▶ _DATA_:
— Begin —

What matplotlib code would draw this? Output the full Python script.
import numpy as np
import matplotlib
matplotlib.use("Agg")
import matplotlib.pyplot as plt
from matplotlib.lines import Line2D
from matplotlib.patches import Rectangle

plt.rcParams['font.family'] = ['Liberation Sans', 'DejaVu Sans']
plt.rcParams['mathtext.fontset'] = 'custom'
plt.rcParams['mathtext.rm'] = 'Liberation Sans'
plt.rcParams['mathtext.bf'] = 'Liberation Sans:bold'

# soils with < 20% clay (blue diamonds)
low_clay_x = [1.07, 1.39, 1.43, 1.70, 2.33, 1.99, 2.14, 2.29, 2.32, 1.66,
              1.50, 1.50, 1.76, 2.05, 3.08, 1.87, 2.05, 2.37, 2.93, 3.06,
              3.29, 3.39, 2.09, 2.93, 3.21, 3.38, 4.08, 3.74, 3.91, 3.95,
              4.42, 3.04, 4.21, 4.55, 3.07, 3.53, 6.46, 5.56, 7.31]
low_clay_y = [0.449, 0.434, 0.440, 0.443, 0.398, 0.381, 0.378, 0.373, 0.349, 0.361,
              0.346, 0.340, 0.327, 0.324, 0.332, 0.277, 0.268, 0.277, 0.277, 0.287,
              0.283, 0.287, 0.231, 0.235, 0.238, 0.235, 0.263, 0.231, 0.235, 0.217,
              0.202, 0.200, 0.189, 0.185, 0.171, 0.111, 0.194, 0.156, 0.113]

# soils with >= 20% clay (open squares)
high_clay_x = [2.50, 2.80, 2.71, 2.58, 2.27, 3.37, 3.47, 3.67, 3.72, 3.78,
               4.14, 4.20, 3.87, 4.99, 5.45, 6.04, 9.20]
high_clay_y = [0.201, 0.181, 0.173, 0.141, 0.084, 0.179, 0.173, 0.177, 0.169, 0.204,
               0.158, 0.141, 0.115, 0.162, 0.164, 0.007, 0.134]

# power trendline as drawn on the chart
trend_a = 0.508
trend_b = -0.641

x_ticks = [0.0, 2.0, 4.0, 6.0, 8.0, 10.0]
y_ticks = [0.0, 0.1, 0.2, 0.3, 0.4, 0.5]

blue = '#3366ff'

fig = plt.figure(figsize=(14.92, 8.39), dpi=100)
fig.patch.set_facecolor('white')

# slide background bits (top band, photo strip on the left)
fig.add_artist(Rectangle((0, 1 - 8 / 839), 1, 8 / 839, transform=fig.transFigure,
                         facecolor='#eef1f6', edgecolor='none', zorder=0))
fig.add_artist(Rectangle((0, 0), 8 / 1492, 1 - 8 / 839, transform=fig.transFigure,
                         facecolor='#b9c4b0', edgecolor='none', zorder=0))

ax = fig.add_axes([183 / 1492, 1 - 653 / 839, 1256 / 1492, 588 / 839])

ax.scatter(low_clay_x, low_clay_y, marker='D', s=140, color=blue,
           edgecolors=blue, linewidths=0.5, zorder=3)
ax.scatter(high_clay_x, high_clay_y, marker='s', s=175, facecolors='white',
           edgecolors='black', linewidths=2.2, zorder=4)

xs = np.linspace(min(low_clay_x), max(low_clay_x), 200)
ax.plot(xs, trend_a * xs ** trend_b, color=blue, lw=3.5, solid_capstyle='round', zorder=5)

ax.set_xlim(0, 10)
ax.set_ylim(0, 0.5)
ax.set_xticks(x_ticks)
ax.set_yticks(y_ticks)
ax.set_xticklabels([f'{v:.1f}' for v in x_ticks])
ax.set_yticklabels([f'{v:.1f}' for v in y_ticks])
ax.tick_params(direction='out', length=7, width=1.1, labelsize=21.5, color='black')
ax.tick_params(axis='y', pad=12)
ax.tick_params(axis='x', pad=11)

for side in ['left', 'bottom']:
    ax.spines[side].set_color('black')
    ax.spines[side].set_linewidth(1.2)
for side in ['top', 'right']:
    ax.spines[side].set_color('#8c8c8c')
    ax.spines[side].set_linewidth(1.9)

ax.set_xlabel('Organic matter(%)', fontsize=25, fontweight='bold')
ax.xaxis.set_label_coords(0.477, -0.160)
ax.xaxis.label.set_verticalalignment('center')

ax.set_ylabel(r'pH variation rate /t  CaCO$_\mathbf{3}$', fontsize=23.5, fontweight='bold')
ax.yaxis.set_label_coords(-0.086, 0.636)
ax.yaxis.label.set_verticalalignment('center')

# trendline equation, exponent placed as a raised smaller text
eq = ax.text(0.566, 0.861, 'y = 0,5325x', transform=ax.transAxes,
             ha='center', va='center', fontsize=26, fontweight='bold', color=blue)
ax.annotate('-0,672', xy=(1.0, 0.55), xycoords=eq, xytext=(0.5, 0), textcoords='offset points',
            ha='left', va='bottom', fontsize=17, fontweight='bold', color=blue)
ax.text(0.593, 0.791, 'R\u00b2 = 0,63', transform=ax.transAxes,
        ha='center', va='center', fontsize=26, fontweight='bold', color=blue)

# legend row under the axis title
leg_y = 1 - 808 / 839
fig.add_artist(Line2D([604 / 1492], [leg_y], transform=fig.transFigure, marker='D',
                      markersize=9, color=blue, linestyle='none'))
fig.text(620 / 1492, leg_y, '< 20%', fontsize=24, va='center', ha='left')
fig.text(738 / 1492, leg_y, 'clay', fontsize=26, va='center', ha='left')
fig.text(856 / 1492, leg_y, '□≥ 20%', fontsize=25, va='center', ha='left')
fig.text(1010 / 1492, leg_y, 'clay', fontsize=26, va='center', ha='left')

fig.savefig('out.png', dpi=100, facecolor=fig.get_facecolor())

— End —

▶ _PROBLEM REQUIREMENTS_: Output exactly the leading lines of the data, up to and including the line marked by "plt.rcParams['mathtext.bf'] = 'Liberation".

▶ _EXERCISE RESPONSE_:
What matplotlib code would draw this? Output the full Python script.
import numpy as np
import matplotlib
matplotlib.use("Agg")
import matplotlib.pyplot as plt
from matplotlib.lines import Line2D
from matplotlib.patches import Rectangle

plt.rcParams['font.family'] = ['Liberation Sans', 'DejaVu Sans']
plt.rcParams['mathtext.fontset'] = 'custom'
plt.rcParams['mathtext.rm'] = 'Liberation Sans'
plt.rcParams['mathtext.bf'] = 'Liberation Sans:bold'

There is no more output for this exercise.